The University provided the auditors with a list of 142 contractual agreements they had entered into for fiscal year 2009 through June 12, 2009. Subsequently, an electronic file was provided to the auditors that listed 223 contractual agreements executed through June 30, 2009. There were 81 contracts initially omitted from the list given to the auditors. Only 4 of the 81 contracts omitted from the initial list were executed between June 12, 2009 and June 30, 2009.(Finding 6, Pages 28-32) This finding was first reported in 2006.
We recommended that the University establish internal controls to ensure compliance with the Illinois Procurement Code, SAMS Manual, University policies and procedures, and to ensure that contracts are fully executed prior to commencement.
University officials agreed with the recommendation and stated that they have revised the contract processing system to comply with the procurement code requirements and all other compliance sources cited in the audit finding. (For the previous University response, see Digest footnote #2.)
SUBSIDIES BETWEEN ACCOUNTING ENTITIES
The University had subsidies between accounting entities (auxiliary enterprises and activities) during the current fiscal year.
During our testing of compliance with the Legislative Audit Commission’s University Guidelines, we noted certain accounting entities had negative cash balances at the beginning and the end of the fiscal year, (a negative cash balance is in effect an unbooked interfund payable/receivable), thereby causing a subsidy between funds to occur. The accounting entities were:
• Student Activities, and
• Student Health Services.
The Legislative Audit Commission’s University Guidelines of 1982, as amended in 1997, states (Chapter 3, Section D, Part 1) “There shall be no subsidies between accounting entities.
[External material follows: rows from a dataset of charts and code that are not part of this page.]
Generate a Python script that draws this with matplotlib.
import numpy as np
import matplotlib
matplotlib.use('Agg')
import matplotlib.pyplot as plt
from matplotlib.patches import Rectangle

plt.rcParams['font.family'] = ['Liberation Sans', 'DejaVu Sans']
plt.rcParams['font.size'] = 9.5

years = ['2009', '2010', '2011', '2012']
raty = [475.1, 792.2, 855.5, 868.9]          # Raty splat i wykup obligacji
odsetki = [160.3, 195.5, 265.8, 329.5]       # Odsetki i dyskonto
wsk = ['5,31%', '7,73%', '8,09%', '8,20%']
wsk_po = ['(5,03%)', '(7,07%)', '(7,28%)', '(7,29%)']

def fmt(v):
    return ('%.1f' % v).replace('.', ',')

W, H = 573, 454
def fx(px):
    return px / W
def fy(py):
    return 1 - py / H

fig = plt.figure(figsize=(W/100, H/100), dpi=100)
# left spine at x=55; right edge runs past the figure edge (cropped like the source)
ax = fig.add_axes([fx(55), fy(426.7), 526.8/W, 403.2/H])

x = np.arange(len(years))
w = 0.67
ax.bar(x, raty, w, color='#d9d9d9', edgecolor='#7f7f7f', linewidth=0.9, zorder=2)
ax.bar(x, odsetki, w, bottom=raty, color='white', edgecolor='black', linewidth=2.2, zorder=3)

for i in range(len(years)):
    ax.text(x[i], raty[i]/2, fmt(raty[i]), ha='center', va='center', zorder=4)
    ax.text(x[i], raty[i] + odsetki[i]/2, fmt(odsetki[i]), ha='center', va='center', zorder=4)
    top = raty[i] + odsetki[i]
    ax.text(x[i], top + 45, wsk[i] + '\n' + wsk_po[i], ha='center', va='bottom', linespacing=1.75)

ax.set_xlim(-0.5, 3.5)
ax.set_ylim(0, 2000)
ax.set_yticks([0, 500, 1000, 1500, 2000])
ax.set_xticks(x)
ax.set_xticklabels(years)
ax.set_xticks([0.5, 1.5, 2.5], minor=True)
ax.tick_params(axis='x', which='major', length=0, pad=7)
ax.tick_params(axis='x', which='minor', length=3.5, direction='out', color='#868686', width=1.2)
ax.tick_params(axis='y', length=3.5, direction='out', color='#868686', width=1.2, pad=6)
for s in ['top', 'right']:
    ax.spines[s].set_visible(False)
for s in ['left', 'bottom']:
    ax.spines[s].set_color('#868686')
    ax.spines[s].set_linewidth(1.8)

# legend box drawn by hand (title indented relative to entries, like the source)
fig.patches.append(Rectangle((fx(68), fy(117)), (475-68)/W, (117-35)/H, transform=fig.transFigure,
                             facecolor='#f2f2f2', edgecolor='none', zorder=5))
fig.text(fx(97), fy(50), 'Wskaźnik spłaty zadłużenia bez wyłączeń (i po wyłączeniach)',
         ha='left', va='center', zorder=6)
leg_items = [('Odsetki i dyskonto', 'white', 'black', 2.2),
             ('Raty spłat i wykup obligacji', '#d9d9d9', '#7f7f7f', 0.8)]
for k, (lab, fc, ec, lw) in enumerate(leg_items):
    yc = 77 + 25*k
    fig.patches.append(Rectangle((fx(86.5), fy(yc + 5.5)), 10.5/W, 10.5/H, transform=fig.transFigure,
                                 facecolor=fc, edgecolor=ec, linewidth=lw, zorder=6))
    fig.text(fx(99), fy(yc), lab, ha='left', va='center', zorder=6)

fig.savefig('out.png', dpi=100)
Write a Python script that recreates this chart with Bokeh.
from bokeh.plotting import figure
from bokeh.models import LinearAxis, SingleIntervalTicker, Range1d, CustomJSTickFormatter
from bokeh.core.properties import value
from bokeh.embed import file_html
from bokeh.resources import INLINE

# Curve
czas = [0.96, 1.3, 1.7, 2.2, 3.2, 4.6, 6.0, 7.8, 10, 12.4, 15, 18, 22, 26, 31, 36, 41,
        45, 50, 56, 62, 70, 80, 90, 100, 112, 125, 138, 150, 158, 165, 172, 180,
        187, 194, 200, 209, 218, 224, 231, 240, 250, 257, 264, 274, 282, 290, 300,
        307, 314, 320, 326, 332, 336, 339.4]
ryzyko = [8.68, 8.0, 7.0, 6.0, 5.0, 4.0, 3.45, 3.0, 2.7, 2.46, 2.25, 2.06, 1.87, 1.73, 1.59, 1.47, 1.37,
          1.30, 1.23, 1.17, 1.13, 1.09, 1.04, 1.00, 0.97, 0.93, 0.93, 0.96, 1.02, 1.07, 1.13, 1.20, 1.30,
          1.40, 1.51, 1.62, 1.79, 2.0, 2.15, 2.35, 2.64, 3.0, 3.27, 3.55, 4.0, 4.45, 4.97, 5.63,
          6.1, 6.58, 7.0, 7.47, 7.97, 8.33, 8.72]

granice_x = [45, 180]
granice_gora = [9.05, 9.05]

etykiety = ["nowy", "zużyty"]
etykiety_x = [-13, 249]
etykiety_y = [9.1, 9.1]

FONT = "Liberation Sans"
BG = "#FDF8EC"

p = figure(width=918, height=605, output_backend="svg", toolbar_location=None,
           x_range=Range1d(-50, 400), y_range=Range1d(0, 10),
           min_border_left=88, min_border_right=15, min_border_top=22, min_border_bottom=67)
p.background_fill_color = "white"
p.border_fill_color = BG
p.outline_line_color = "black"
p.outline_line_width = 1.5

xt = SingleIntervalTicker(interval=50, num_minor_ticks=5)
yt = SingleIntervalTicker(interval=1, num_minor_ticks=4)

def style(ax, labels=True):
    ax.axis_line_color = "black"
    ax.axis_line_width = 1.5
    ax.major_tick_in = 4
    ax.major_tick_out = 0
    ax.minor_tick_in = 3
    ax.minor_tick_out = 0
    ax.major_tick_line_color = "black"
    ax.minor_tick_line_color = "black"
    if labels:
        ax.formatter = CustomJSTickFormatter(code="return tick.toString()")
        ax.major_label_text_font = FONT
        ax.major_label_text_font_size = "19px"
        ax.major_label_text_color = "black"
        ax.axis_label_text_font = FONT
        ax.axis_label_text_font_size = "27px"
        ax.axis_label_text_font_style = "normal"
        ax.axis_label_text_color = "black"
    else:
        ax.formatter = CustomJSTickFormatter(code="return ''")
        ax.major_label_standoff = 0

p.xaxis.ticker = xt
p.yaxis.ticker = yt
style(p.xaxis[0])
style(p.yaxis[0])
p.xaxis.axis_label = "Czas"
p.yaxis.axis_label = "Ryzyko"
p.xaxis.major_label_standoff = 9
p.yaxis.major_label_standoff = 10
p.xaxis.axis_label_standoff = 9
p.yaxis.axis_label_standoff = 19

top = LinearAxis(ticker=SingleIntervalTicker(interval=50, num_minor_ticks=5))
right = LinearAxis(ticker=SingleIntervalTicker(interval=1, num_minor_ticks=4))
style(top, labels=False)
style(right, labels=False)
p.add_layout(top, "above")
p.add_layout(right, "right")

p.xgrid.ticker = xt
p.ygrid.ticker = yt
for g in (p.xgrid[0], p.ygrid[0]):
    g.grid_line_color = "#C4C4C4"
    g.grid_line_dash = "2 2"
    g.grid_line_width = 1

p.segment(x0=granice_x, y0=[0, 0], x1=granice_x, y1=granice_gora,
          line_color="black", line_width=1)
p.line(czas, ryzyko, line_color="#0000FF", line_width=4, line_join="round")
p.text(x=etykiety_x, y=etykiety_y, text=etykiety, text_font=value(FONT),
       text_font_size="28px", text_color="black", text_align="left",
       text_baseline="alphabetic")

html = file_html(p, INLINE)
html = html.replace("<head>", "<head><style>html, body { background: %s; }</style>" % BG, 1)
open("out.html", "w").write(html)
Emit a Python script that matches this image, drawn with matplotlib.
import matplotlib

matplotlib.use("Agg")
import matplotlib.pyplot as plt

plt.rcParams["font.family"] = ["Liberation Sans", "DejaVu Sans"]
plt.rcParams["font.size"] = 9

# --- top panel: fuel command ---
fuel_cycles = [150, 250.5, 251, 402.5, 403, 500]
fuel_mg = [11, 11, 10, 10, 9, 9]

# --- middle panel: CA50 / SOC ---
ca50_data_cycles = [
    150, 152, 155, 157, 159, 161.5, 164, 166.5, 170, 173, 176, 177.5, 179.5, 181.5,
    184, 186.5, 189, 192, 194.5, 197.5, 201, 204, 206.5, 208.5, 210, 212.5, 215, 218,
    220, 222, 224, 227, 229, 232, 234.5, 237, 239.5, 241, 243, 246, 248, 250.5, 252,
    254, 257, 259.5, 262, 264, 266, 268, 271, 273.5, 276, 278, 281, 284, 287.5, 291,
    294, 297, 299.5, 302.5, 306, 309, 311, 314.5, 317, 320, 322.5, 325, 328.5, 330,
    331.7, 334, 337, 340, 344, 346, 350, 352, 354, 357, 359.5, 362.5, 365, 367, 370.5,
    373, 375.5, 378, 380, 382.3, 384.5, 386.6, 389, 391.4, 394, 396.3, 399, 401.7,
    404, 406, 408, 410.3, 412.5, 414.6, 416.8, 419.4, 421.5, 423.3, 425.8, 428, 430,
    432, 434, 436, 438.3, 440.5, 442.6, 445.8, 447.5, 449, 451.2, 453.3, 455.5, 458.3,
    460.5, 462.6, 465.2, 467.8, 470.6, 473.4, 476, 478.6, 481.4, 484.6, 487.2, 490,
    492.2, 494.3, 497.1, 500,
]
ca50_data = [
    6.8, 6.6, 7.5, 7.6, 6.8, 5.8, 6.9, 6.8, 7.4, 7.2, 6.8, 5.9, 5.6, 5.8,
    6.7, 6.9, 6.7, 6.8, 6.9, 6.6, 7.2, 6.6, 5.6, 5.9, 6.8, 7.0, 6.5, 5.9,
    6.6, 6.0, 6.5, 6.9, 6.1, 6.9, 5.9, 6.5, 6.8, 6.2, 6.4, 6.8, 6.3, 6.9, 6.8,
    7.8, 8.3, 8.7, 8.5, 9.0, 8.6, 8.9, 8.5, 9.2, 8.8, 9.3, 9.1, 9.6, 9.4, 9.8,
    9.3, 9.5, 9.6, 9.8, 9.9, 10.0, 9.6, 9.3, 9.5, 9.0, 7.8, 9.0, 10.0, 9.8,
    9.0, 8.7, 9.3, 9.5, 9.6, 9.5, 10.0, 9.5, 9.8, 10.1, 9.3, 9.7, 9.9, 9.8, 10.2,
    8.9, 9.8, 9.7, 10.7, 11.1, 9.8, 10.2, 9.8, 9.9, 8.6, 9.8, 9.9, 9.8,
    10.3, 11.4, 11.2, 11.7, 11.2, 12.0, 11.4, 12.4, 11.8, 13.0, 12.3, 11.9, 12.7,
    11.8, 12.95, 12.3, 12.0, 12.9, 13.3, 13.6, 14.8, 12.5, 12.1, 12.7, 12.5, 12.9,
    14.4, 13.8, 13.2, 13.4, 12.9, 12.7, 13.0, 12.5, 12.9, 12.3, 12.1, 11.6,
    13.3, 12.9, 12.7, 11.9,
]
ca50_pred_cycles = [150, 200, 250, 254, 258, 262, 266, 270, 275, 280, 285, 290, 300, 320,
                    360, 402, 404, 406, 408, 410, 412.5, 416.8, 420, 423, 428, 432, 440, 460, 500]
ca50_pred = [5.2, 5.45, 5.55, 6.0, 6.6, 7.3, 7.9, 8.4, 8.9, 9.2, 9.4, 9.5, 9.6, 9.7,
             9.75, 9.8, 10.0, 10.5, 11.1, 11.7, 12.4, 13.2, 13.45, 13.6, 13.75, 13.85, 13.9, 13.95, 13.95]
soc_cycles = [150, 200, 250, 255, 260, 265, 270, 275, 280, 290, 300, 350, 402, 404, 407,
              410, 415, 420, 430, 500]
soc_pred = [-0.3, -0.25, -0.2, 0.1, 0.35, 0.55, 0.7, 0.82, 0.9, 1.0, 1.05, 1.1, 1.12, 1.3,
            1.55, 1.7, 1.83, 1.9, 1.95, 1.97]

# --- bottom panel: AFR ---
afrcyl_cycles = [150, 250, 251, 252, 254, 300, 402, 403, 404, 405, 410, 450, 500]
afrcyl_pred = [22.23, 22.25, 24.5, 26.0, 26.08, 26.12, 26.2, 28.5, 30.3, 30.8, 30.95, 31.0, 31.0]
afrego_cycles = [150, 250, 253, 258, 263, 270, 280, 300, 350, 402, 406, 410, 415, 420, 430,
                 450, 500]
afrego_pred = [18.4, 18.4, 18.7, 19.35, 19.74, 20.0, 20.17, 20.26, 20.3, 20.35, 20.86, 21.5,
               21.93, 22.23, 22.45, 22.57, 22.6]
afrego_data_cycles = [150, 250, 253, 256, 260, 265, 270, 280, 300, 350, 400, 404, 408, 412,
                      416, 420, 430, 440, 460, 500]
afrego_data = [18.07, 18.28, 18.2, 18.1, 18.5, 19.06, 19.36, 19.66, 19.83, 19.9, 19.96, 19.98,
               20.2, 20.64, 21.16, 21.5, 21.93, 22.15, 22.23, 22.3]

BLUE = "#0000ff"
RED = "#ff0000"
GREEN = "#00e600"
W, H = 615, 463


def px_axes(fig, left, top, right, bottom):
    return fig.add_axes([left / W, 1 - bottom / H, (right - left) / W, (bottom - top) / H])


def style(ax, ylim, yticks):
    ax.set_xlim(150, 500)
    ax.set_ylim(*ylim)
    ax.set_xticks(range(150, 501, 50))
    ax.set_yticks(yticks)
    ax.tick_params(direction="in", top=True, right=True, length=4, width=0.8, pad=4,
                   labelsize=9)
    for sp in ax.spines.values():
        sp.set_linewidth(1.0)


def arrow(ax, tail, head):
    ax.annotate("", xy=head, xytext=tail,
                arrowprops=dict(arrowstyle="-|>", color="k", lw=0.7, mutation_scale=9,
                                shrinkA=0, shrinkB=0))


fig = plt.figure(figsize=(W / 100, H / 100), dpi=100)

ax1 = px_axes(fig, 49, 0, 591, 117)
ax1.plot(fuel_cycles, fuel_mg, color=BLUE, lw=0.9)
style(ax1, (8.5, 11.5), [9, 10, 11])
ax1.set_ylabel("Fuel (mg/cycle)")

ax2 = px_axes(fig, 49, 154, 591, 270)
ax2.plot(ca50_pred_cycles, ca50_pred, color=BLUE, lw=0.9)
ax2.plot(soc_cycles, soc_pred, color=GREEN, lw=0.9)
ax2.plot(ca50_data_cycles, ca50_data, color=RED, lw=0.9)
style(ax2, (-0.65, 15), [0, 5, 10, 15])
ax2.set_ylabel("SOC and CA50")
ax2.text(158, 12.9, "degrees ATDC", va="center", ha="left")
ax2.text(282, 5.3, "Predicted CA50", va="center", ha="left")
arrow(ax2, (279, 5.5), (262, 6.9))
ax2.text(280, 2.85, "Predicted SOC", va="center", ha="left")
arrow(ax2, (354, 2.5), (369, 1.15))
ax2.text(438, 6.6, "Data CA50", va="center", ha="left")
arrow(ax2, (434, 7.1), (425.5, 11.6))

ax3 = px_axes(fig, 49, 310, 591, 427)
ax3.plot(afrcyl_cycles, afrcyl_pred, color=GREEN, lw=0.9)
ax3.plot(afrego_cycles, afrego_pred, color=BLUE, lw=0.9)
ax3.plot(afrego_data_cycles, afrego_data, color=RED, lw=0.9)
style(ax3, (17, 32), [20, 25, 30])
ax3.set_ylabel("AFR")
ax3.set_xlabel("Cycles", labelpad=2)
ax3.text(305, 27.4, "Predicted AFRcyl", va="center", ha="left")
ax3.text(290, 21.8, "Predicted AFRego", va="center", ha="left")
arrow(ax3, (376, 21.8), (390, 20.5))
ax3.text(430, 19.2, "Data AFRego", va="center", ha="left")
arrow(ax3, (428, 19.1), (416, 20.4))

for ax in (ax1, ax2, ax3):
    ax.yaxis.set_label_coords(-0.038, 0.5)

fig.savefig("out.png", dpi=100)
Subsidies include cash advances and interfund payables/receivables outstanding for more than one year.” (Finding 13, Page 40)
We recommended that the University review the activities of the accounting entities and ensure that fees charged for services are sufficient to cover expenditures and ensure that subsidies between accounting entities do not occur.
University officials stated that they will evaluate the subsidy issue and take corrective action.
OTHER FINDINGS
The remaining findings are reportedly being given attention by University management. We will review the University’s progress toward implementation of our recommendations in our next examination.
AUDITORS’ OPINION
Our auditors stated the University’s financial statements at June 30, 2009 and for the year then ended are fairly presented in all material respects.
WILLIAM G. HOLLAND, Auditor General
WGH:TLK:pp
SPECIAL ASSISTANT AUDITORS
Our special assistant auditors for this audit were DeRaimo Hillger & Associates.
DIGEST FOOTNOTE
#1 INADEQUATE DOCUMENTATION FOR FEDERAL PROGRAM EXPENDITURES - Previous University Response
The University agrees with the recommendation. All federal program expenditures will be reviewed for proper approval, supporting documentation and prompt payment. The Accounting Office will designate a supervisor to review all federal program expenditures to insure that tracking and filing processes are complete and properly maintained.
#2 INADEQUATE CONTROLS OVER CONTRACTING PROCEDURES - Previous University Response
The University agrees with the recommendation. The University will enhance its processing system to satisfy compliance with procurement code and contractual service requirements. All fiscal year 2009 contracts above $25,000 are currently under review for compliance. Fiscal officer training on appropriate contracting procedures will beheld at least annually.